Евгений Кузнецов: Я венчурный инвестор. Венчурное инвестирование – это своего рода прикладная футурология, связанная с поддержкой тех технологий и рынков, которых пока не существует, но которые появятся в скором будущем в силу объективных экономических законов.

Может показаться, что то, во что вкладываются венчурные инвесторы, находится за гранью фантастики. Например, когда Маск заявляет, что к 2040-му планирует произвести силами своих компаний несколько миллиардов человекоподобных роботов, думается, что это невозможно. Тем не менее, если посмотреть на планы Маска десяти- или пятнадцатилетней давности, окажется, что свои обещания Маск выполнил.

Для нашей индустрии 2024-й стал действительно эпохальным годом, потому что венчурное сообщество набрало силу и в каком-то смысле даже пришло к власти. На рынке большого капитала венчурные инвесторы всегда были младшими игроками, но с недавних пор список самых богатых людей США представлен как раз ими – Маском, Безосом, Цукербергом. Именно их позиция становится определяющей.

Венчурное сообщество не вчера сделало шаг в мир большой политики (тот же Безос давным-давно купил TheWashingtonPost), но, аккумулировав ресурсы и влияние, оно столкнулось с рядом трудностей. Венчурные инвесторы – это люди, не имеющие большого политического опыта. Вспоминается казус первого года украинской кампании, когда Маск, прочитав в посте одного из своих друзей о том, что вероятность ядерной войны достигла одной шестой, принял решение отключить часть терминалов Starlink. После этого на Маска было оказано колоссальное давление в СМИ, в глазах демократов он заработал репутацию плохого парня, что окончательно подтолкнуло его к сближению с Трампом.

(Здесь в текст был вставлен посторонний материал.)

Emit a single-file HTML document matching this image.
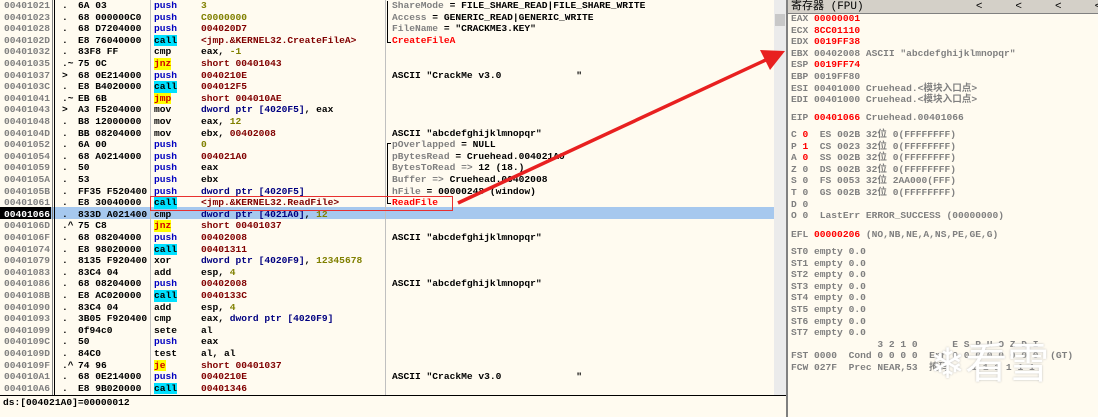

Сложно прогнозировать, как эта команда из влиятельных, но неопытных венчурных инвесторов будет действовать в большой политике.

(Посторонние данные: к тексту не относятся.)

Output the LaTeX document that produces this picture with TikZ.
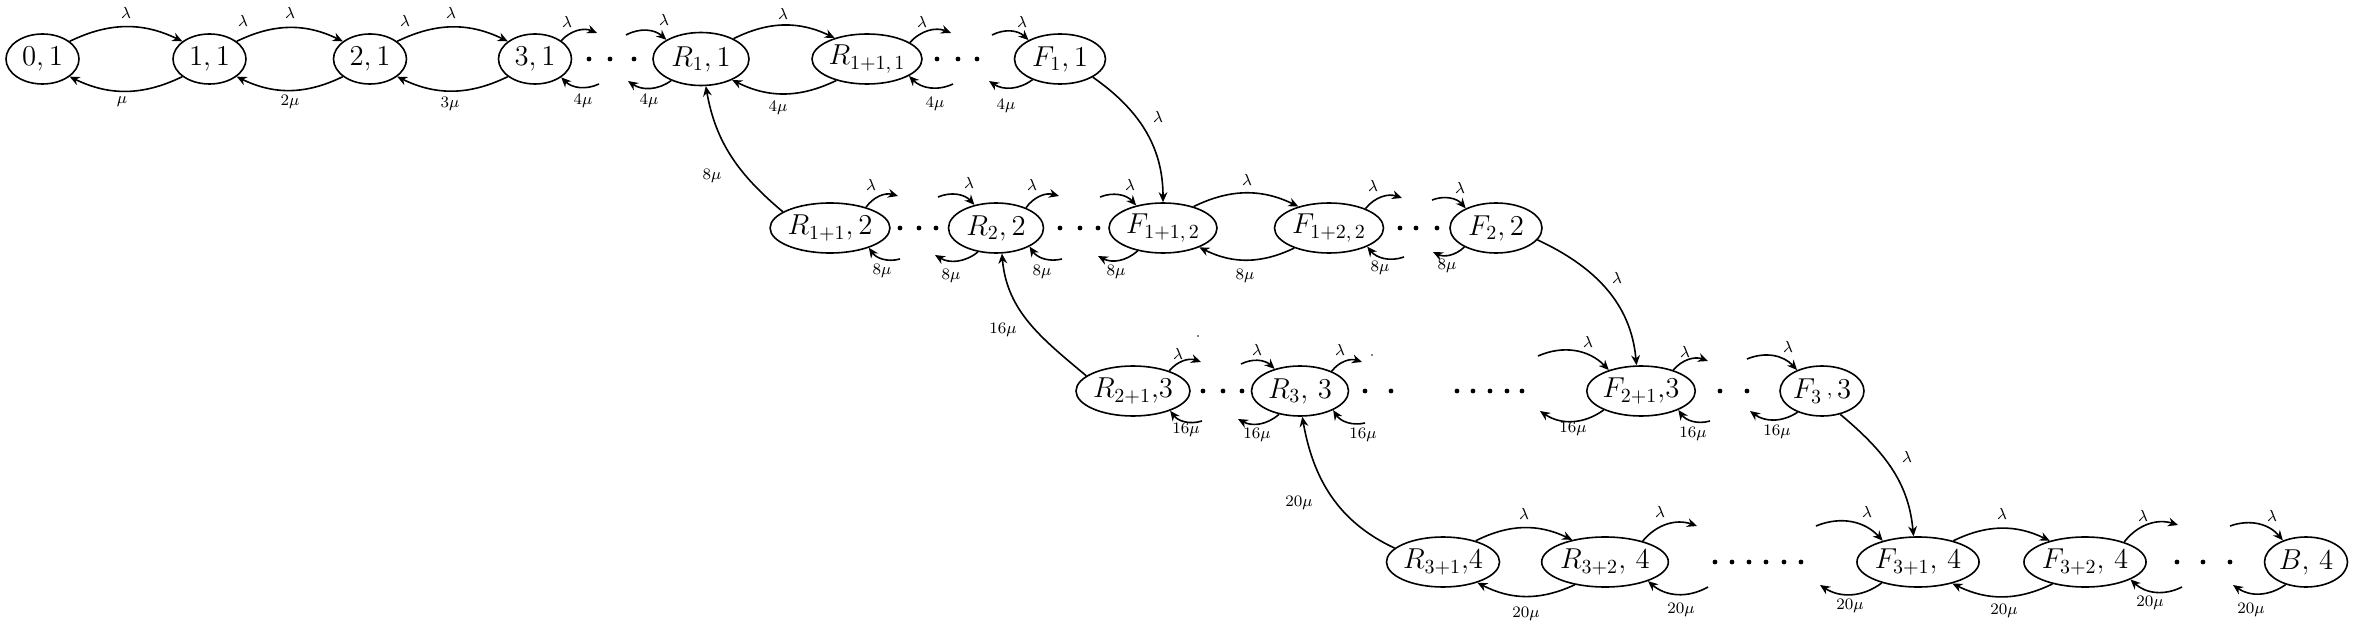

Маск – отличный управленец, бизнес-школы будущего будут изучать его наследие так же, как мы изучаем опыт Форда. Маск изменил модель современного производства, поэтому в отношении госуправления он тоже может выступить как новатор. Однако политика – это более сложная, многосоставная и менее прогнозируемая, чем бизнес, субстанция.

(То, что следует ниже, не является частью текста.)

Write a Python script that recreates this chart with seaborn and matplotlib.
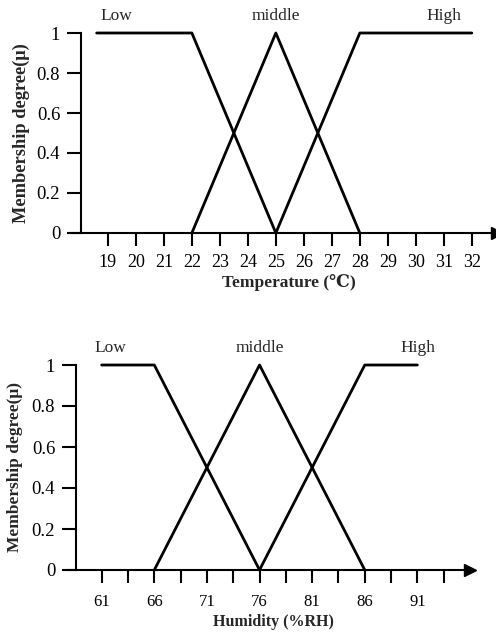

Не скажу, что у венчурного сообщества есть хорошие политические советники. Насколько я могу судить, их окружают представители всё того же венчурного сообщества, внутри которого идёт борьба двух лагерей. Первая «партия» убеждает других и себя в том, что технологическое развитие достигло таких высот, что все проблемы человечества в скором времени будут решены. Вторая группа – это люди, вышедшие из оксфордского студенческого кружка, но приобретшие большое влияние. Они работали помощниками конгрессменов, принимали участие в написании ряда стратегических документов США, например политики в области ИИ. Эти люди настаивают на нарастании критического числа экзистенциальных рисков, пугают тем, что технологический прогресс скоро будет неподконтролен человеку, вследствие чего наступит хаос. Особое влияние идеи партии алармистов оказали на европейские государства, которые приняли жёсткие правила в отношении ИИ. В России развитие ИИ кажется темой отстранённой и далёкой, но на Западе и в Китае совершенствование ИИ – это гонка номер один, новый «Манхэттенский проект». Европа, допустившая ограничения, практически выбыла из соревнования за ИИ.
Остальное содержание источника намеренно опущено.